In our work, the language model is constructed statistically by using CMU-Cambridge Statistical Language Modelling toolkit that is founded on the modelization of uni-grams, bi-grams, and tri-grams of the language to recognize the subject text.

7 Experimental results

7.1 Amazigh noisy recognition testing

Our ASR system was first tested with the car noisy environment and then it was tested with grinder noisy environment. On the other hand, the training database for the speaker independent experiments includes isolated words (digits) pronounced by 30 speakers (70% of the database) in a clean environment. The rest of the speakers (30% of the database) were utilized in the test. Two testing databases sets were created with the speech in noise starting from 5 dB and with an increase of 10 dB at each setup until we reached 45 dB for each type of noisy. Figure 3 presents the used Kuz digit spectrograms under noisy. We observe that the car noise is a lower-band stationary noise, whilst the grinder has much wider bandwidth and it contains sudden sharp sounds.

Fig. 3
figure 3

a Spectrogram of the Kuz digit in normal environment. b Spectrogram of the kuz digit at 25 SNR under-car noise. c Spectrogram of the kuz digit at 25 SNR under grinder noise

A speech signal that is given in a noisy environment is less intelligible than the same signal given in a clean environment due to the fact that the spectral distance among the speech signal and the noise signal is reduced.

7.2 System evaluation

The evaluation of our systems was made according to the obtained recognition accuracy and computed using WER as follow:

$${\text{WER}}=({\text{S}}+{\text{D}}+{\text{I}})/{\text{N}}.$$

where

  • Substitutions S

  • Deletions D

  • Insertions I

  • Number of words N

When reporting the performance of a speech recognition system, sometimes word recognition rate (WRR) is used instead:

$${\text{WRR}}=(1 -{\text{WER}})*100=100*({\text{N}}-{\text{S}}-{\text{D}}-{\text{I}})/{\text{N}}=100*({\text{H}}-{\text{I}})/{\text{N}}.$$

where H is N-(S + D), the number of correctly recognized words.

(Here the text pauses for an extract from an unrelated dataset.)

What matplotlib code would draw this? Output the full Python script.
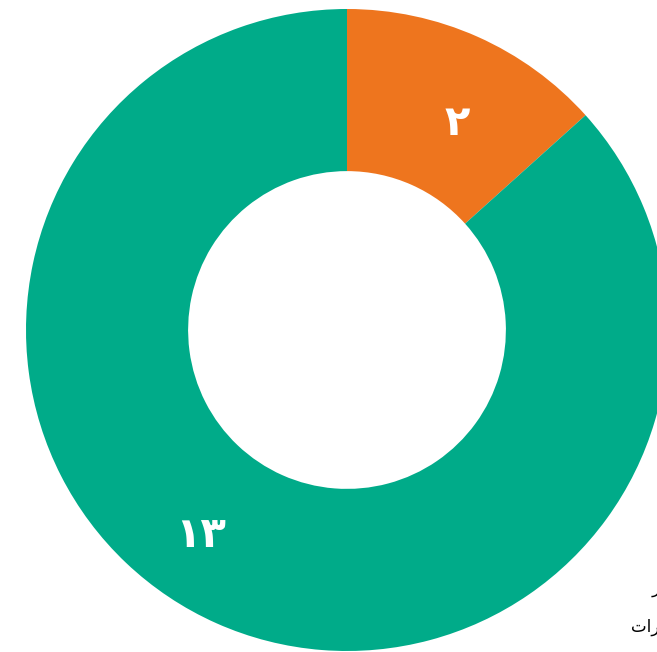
import matplotlib
matplotlib.use("Agg")
import matplotlib.pyplot as plt

values = [2, 13]
labels_fa = ["۲", "۱۳"]
colors = ["#EE751E", "#00AB89"]
# legend entries (cut off at the right edge in the reference), visual order
legend_text = ["ﺭ", "ﺕﺍﺭ"]

W, H = 657, 652
fig = plt.figure(figsize=(W / 100, H / 100), dpi=100)
ax = fig.add_axes([0, 0, 1, 1])

cx, cy = 347, 330
R = 321
wedges, _ = ax.pie(values, colors=colors, startangle=90, counterclock=False,
                   radius=R, center=(0, 0),
                   wedgeprops=dict(width=R * 0.505, linewidth=0))

# value labels inside the ring
label_pos = [(110, 207), (-146, -205)]
for txt, (x, y) in zip(labels_fa, label_pos):
    ax.text(x, y, txt, ha="center", va="center", color="white",
            fontsize=30, fontweight="bold", family="DejaVu Sans")

ax.set_xlim(-cx, W - cx)
ax.set_ylim(-(H - cy), cy)
ax.set_aspect("equal")
ax.axis("off")

# legend text, mostly outside the canvas
fig.text(652 / W, 1 - 588 / H, legend_text[0], ha="left", va="center",
         fontsize=12, family="DejaVu Sans")
fig.text(631 / W, 1 - 627 / H, legend_text[1], ha="left", va="center",
         fontsize=12, family="DejaVu Sans")

fig.savefig("out.png", dpi=100)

7.3 Amazigh speech system performances

The results provided in this paper depend mainly on the outcomes of the designed Amazigh digits recognition system in noisy conditions. All noisy environments tests were performed based speaker independent acoustic model. For the car noisy environment the overall performances are 72.92%, 56.50%, 31.75%, 4.83 and 0.17% for SNR = 5 dB, 15 dB, 25 dB, 30 dB and 35 dB, respectively. For the grinder conditions, the overall performances are 70.08%, 51.42%, 23.33%, 3.58 and 0.00% for the same SNR values respectively. Table 2 gives the Amazigh digits speech recognition rates by using the same testing data under car and grinder noise conditions for various SNR levels.

Table 2 Overall recognition rates

As a results comparison between the two use types of noise, a difference in the recognition rates were observed for the same SNR value. For example, the difference of overall performances are 2,84%, 5,08%, 8,42%, 1,25 and 0,17 for SNR = 5 dB, 15 dB, 25 dB, 35 dB and 45 dB, respectively. The performance levels of most current speech recognizers decrease significantly when environmental noise occurs during use. Such performance degradation is mainly caused by mismatches in training and operating environments.

From Fig. 4, the Krad digit has got 79.17% accuracy at 5 dB and it degraded to 70,00%, 41,67%, 11,67% and 1,67% in the noisy environment at SNR 15 dB, 25 dB, 35 dB and 45 dB, respectively. The confusion of Krad with Kuz gradually decreases with the increase of noise level. The similar situation also happened with the all used digits. Further, lower rates were observed for Sin, Smmus, Sdes and Sa where these digits have got the accuracies lower than the other with all used SNR where the noisy influence was clearly observed with 25 dB. Figure 5 shows the system recognition rates for grinder noisy speech with some SNR values used in the first experiment. The high accuracy has got from the Krad digit and Amya, Kuz, Tam and Tza digits maintain the recognition rates more than 70% while the others digits reach accuracy below 70% up to SNR 5 dB. For SNR 15 dB and more the recognition decreases again for all digits. The studied digits have got a lower accuracy from 25 dB and a very low accuracy was achieved at 35 dB. Moreover, we noted that the digits which contain the S alphabets are not recognized at 35 dB and these digits possess a very high dissimilarity compared to all other spoken digits. For the most resisted digit is Krad, due to his included strong consonants and number of syllables.

Fig. 4
figure 4

Digits recognition rates under car noisy conditions

Fig. 5
figure 5

Digits recognition rates under grinder noisy conditions

8 Conclusion

This paper describes our experiments for Amazigh digits speech recognition system under noisy conditions. The designing and implementing of acoustic and language models based on CMU Sphinx tools were described. Experiments with speech recognition in noisy conditions presented that the performance degradation was observed if recognition was tested at 5 dB and the recognition rate was hardly affected if SNR exceeded 25 dB for both noisy kinds. However, major degradation of accuracy was observed if the speech signal was distorted with noise and the SNR exceeded 35 dB. In this investigation, we found that the digits which include the S alphabet are affected more than others digits for different SNR values. In future, we will try to improve the performance of this ASR system based on the combined HMMs and Deep learning techniques.